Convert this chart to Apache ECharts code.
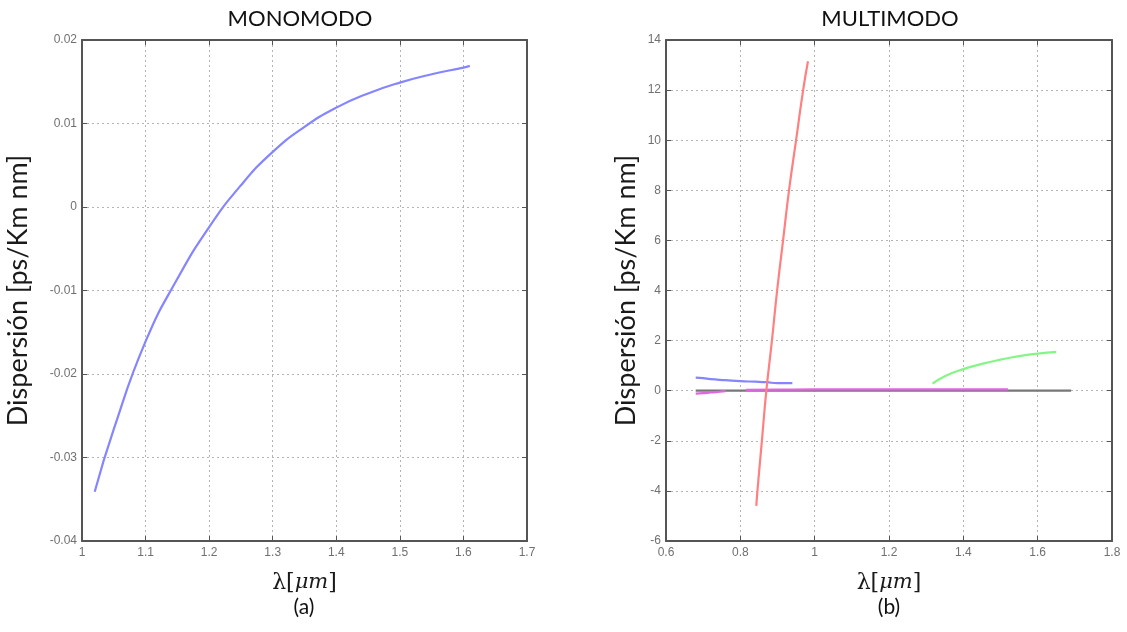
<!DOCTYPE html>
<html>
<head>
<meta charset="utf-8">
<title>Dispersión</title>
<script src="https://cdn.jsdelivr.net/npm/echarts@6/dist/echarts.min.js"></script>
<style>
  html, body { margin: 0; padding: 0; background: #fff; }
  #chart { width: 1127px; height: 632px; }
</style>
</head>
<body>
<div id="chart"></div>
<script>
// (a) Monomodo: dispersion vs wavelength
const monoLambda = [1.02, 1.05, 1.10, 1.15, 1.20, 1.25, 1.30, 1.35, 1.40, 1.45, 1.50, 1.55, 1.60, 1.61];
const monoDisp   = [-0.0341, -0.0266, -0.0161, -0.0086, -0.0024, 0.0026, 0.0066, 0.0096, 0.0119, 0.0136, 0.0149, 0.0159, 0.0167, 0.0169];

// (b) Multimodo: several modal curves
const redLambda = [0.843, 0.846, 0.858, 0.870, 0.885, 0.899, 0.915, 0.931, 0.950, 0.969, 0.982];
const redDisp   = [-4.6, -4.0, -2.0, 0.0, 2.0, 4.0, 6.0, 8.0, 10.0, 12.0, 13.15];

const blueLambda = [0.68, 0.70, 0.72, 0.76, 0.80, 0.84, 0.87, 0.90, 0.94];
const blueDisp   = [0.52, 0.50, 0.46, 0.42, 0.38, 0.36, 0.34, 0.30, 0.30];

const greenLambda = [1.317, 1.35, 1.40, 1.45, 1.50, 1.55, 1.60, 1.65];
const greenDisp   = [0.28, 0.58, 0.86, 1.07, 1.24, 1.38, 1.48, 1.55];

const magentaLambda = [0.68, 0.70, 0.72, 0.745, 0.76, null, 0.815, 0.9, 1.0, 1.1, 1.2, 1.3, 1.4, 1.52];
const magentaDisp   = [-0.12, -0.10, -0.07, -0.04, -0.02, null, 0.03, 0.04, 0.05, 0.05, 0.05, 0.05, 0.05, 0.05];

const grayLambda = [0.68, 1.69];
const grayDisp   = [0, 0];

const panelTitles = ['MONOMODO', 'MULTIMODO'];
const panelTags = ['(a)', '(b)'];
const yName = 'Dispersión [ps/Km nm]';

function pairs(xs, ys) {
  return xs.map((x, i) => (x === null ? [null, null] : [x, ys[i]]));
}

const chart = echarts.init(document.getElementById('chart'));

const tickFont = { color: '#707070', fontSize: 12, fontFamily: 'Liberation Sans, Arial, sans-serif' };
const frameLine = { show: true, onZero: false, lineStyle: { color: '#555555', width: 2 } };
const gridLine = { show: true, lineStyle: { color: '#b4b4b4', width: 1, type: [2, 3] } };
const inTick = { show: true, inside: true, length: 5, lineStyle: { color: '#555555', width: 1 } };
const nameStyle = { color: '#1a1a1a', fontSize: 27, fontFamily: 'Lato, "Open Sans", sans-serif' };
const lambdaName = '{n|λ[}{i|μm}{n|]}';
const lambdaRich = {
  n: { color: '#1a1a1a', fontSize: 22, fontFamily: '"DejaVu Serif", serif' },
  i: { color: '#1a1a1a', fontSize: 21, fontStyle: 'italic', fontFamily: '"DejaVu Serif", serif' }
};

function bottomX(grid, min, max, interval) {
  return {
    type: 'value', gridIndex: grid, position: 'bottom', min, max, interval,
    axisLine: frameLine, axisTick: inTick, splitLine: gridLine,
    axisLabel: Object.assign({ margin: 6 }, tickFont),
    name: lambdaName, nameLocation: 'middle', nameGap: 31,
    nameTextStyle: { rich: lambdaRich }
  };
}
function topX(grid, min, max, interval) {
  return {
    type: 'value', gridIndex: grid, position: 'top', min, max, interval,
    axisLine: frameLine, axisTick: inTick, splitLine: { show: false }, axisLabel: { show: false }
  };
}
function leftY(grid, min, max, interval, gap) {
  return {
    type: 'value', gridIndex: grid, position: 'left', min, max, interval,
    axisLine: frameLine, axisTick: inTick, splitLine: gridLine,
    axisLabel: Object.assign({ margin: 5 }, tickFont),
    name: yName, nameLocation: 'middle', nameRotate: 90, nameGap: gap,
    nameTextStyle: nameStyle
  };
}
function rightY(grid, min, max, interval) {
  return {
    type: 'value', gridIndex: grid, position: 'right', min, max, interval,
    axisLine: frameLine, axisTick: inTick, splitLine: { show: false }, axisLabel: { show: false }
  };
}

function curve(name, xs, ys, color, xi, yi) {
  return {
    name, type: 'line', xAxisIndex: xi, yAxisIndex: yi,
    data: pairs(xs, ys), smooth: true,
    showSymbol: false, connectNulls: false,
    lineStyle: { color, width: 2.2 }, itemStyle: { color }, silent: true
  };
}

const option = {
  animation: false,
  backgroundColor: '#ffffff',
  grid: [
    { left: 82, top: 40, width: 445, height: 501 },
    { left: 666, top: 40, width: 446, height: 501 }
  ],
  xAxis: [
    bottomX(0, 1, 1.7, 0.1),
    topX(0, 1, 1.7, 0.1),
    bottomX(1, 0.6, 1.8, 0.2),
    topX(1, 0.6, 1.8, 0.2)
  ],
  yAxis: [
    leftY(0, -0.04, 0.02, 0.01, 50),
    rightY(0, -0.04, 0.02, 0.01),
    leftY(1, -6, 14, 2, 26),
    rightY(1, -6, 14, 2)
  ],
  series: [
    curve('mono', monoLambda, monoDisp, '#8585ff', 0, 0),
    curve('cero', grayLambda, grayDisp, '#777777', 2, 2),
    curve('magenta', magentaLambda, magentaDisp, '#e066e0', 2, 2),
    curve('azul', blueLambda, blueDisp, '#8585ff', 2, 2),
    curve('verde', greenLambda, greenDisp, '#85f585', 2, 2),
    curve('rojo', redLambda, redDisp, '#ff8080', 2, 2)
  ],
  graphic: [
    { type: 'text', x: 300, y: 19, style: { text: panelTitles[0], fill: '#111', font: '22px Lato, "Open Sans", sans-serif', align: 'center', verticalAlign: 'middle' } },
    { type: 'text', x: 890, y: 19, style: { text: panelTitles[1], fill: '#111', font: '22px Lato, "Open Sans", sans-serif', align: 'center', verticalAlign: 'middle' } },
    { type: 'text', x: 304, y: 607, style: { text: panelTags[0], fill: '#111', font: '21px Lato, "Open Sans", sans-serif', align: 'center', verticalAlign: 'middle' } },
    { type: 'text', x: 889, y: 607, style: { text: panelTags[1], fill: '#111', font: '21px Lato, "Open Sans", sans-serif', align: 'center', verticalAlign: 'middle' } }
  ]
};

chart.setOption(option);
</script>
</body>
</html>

** Exercise instructions **
Transcribe the material exactly, leaving every picture out.

** The completed task **
Convert this chart to Apache ECharts code.
<!DOCTYPE html>
<html>
<head>
<meta charset="utf-8">
<title>Dispersión</title>
<script src="https://cdn.jsdelivr.net/npm/echarts@6/dist/echarts.min.js"></script>
<style>
  html, body { margin: 0; padding: 0; background: #fff; }
  #chart { width: 1127px; height: 632px; }
</style>
</head>
<body>
<div id="chart"></div>
<script>
// (a) Monomodo: dispersion vs wavelength
const monoLambda = [1.02, 1.05, 1.10, 1.15, 1.20, 1.25, 1.30, 1.35, 1.40, 1.45, 1.50, 1.55, 1.60, 1.61];
const monoDisp   = [-0.0341, -0.0266, -0.0161, -0.0086, -0.0024, 0.0026, 0.0066, 0.0096, 0.0119, 0.0136, 0.0149, 0.0159, 0.0167, 0.0169];

// (b) Multimodo: several modal curves
const redLambda = [0.843, 0.846, 0.858, 0.870, 0.885, 0.899, 0.915, 0.931, 0.950, 0.969, 0.982];
const redDisp   = [-4.6, -4.0, -2.0, 0.0, 2.0, 4.0, 6.0, 8.0, 10.0, 12.0, 13.15];

const blueLambda = [0.68, 0.70, 0.72, 0.76, 0.80, 0.84, 0.87, 0.90, 0.94];
const blueDisp   = [0.52, 0.50, 0.46, 0.42, 0.38, 0.36, 0.34, 0.30, 0.30];

const greenLambda = [1.317, 1.35, 1.40, 1.45, 1.50, 1.55, 1.60, 1.65];
const greenDisp   = [0.28, 0.58, 0.86, 1.07, 1.24, 1.38, 1.48, 1.55];

const magentaLambda = [0.68, 0.70, 0.72, 0.745, 0.76, null, 0.815, 0.9, 1.0, 1.1, 1.2, 1.3, 1.4, 1.52];
const magentaDisp   = [-0.12, -0.10, -0.07, -0.04, -0.02, null, 0.03, 0.04, 0.05, 0.05, 0.05, 0.05, 0.05, 0.05];

const grayLambda = [0.68, 1.69];
const grayDisp   = [0, 0];

const panelTitles = ['MONOMODO', 'MULTIMODO'];
const panelTags = ['(a)', '(b)'];
const yName = 'Dispersión [ps/Km nm]';

function pairs(xs, ys) {
  return xs.map((x, i) => (x === null ? [null, null] : [x, ys[i]]));
}

const chart = echarts.init(document.getElementById('chart'));

const tickFont = { color: '#707070', fontSize: 12, fontFamily: 'Liberation Sans, Arial, sans-serif' };
const frameLine = { show: true, onZero: false, lineStyle: { color: '#555555', width: 2 } };
const gridLine = { show: true, lineStyle: { color: '#b4b4b4', width: 1, type: [2, 3] } };
const inTick = { show: true, inside: true, length: 5, lineStyle: { color: '#555555', width: 1 } };
const nameStyle = { color: '#1a1a1a', fontSize: 27, fontFamily: 'Lato, "Open Sans", sans-serif' };
const lambdaName = '{n|λ[}{i|μm}{n|]}';
const lambdaRich = {
  n: { color: '#1a1a1a', fontSize: 22, fontFamily: '"DejaVu Serif", serif' },
  i: { color: '#1a1a1a', fontSize: 21, fontStyle: 'italic', fontFamily: '"DejaVu Serif", serif' }
};

function bottomX(grid, min, max, interval) {
  return {
    type: 'value', gridIndex: grid, position: 'bottom', min, max, interval,
    axisLine: frameLine, axisTick: inTick, splitLine: gridLine,
    axisLabel: Object.assign({ margin: 6 }, tickFont),
    name: lambdaName, nameLocation: 'middle', nameGap: 31,
    nameTextStyle: { rich: lambdaRich }
  };
}
function topX(grid, min, max, interval) {
  return {
    type: 'value', gridIndex: grid, position: 'top', min, max, interval,
    axisLine: frameLine, axisTick: inTick, splitLine: { show: false }, axisLabel: { show: false }
  };
}
function leftY(grid, min, max, interval, gap) {
  return {
    type: 'value', gridIndex: grid, position: 'left', min, max, interval,
    axisLine: frameLine, axisTick: inTick, splitLine: gridLine,
    axisLabel: Object.assign({ margin: 5 }, tickFont),
    name: yName, nameLocation: 'middle', nameRotate: 90, nameGap: gap,
    nameTextStyle: nameStyle
  };
}
function rightY(grid, min, max, interval) {
  return {
    type: 'value', gridIndex: grid, position: 'right', min, max, interval,
    axisLine: frameLine, axisTick: inTick, splitLine: { show: false }, axisLabel: { show: false }
  };
}

function curve(name, xs, ys, color, xi, yi) {
  return {
    name, type: 'line', xAxisIndex: xi, yAxisIndex: yi,
    data: pairs(xs, ys), smooth: true,
    showSymbol: false, connectNulls: false,
    lineStyle: { color, width: 2.2 }, itemStyle: { color }, silent: true
  };
}

const option = {
  animation: false,
  backgroundColor: '#ffffff',
  grid: [
    { left: 82, top: 40, width: 445, height: 501 },
    { left: 666, top: 40, width: 446, height: 501 }
  ],
  xAxis: [
    bottomX(0, 1, 1.7, 0.1),
    topX(0, 1, 1.7, 0.1),
    bottomX(1, 0.6, 1.8, 0.2),
    topX(1, 0.6, 1.8, 0.2)
  ],
  yAxis: [
    leftY(0, -0.04, 0.02, 0.01, 50),
    rightY(0, -0.04, 0.02, 0.01),
    leftY(1, -6, 14, 2, 26),
    rightY(1, -6, 14, 2)
  ],
  series: [
    curve('mono', monoLambda, monoDisp, '#8585ff', 0, 0),
    curve('cero', grayLambda, grayDisp, '#777777', 2, 2),
    curve('magenta', magentaLambda, magentaDisp, '#e066e0', 2, 2),
    curve('azul', blueLambda, blueDisp, '#8585ff', 2, 2),
    curve('verde', greenLambda, greenDisp, '#85f585', 2, 2),
    curve('rojo', redLambda, redDisp, '#ff8080', 2, 2)
  ],
  graphic: [
    { type: 'text', x: 300, y: 19, style: { text: panelTitles[0], fill: '#111', font: '22px Lato, "Open Sans", sans-serif', align: 'center', verticalAlign: 'middle' } },
    { type: 'text', x: 890, y: 19, style: { text: panelTitles[1], fill: '#111', font: '22px Lato, "Open Sans", sans-serif', align: 'center', verticalAlign: 'middle' } },
    { type: 'text', x: 304, y: 607, style: { text: panelTags[0], fill: '#111', font: '21px Lato, "Open Sans", sans-serif', align: 'center', verticalAlign: 'middle' } },
    { type: 'text', x: 889, y: 607, style: { text: panelTags[1], fill: '#111', font: '21px Lato, "Open Sans", sans-serif', align: 'center', verticalAlign: 'middle' } }
  ]
};

chart.setOption(option);
</script>
</body>
</html>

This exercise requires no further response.